Stuntmen are increasingly Hollywood’s go-to action directors

National
Chris Hemsworth, Sam Hargrave, David Harbour

CORRECTS SPELLING OF PHOTOGRAPHER’S FIRST NAME TO JASIN INSTEAD OF JASON – This image provided by Netflix shows actors David Harbour, from left, and Chris Hemsworth being directed by Sam Hargrave for a scene in the action film “Extraction.” Hargrave, who was Chris Evans’ stunt double on “Captain America” and Hugh Jackman’s double on “Wolverine,” is the latest in a lineage of stuntmen who have gone from stepping in for actors to directing them. (Jasin Boland/Netflix via AP)

This is an archived article and the information in the article may be outdated. Please look at the time stamp on the story to see when it was last updated.
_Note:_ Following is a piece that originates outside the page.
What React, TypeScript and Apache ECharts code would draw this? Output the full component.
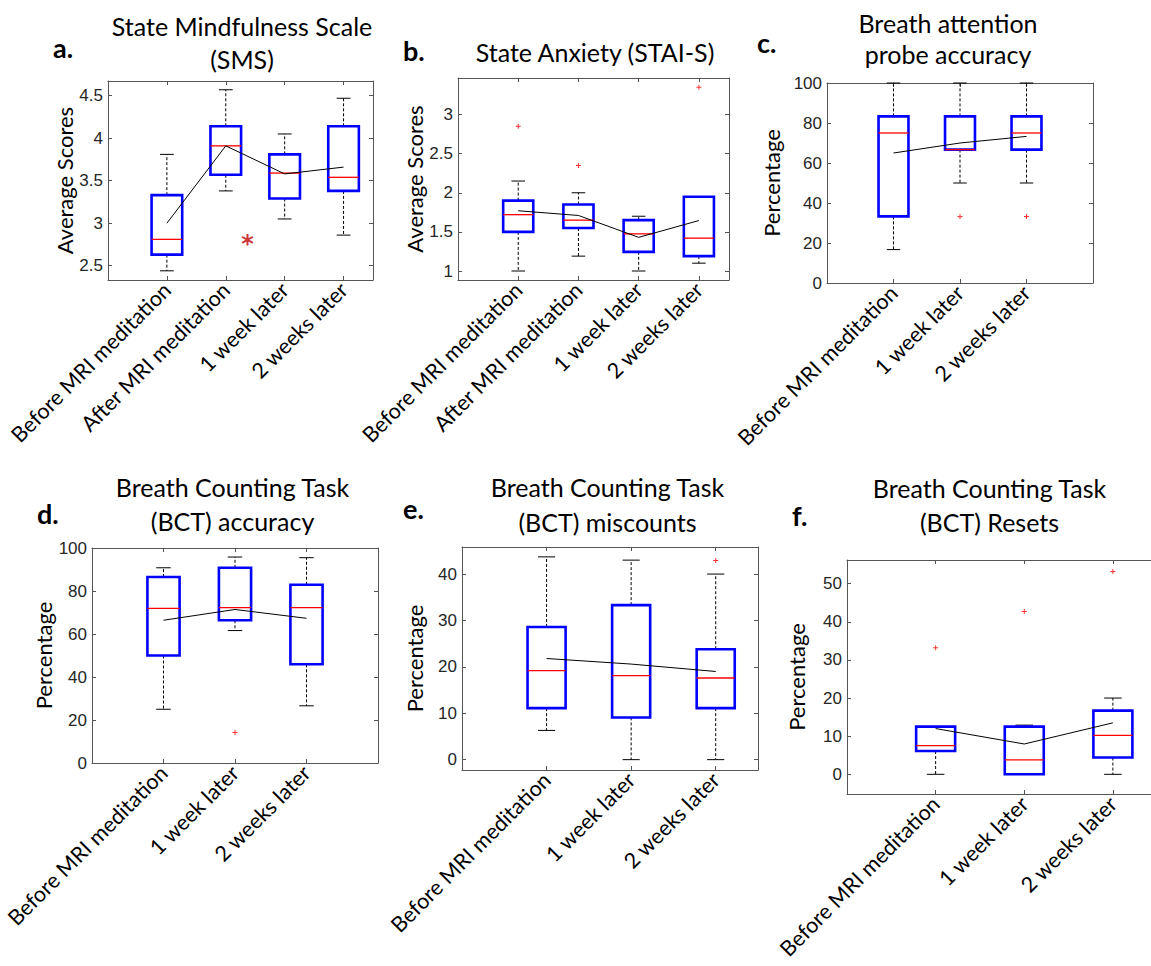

Some of today’s top action directors were first doubles for Brad Pitt, Neo and Wolverine.

Increasingly, filmmakers are coming from the ranks of stuntmen and stunt coordinators, whose years of accomplishing complicated shots, managing the risks of cast and crew and working intimately with stars have given them a foundation for the task of directing — especially in action movies.

“Extraction,” the new Netflix film starring Chris Hemsworth, is the directorial debut of Sam Hargrave. Before Hargrave got behind the camera, he doubled for Chris Evans on “Captain America” and Hugh Jackman on “Wolverine,” and coordinated stunts on blockbusters like “Avengers: Endgame” and “Hunger Games: Mockingjay.”

Hargrave is the latest in a lineage of stuntmen who have gone from stepping in for actors to directing them. It’s a fairly recent career pathway thanks largely to the success of Chad Stahelski (“John Wick”) and David Leitch (“Atomic Blonde”).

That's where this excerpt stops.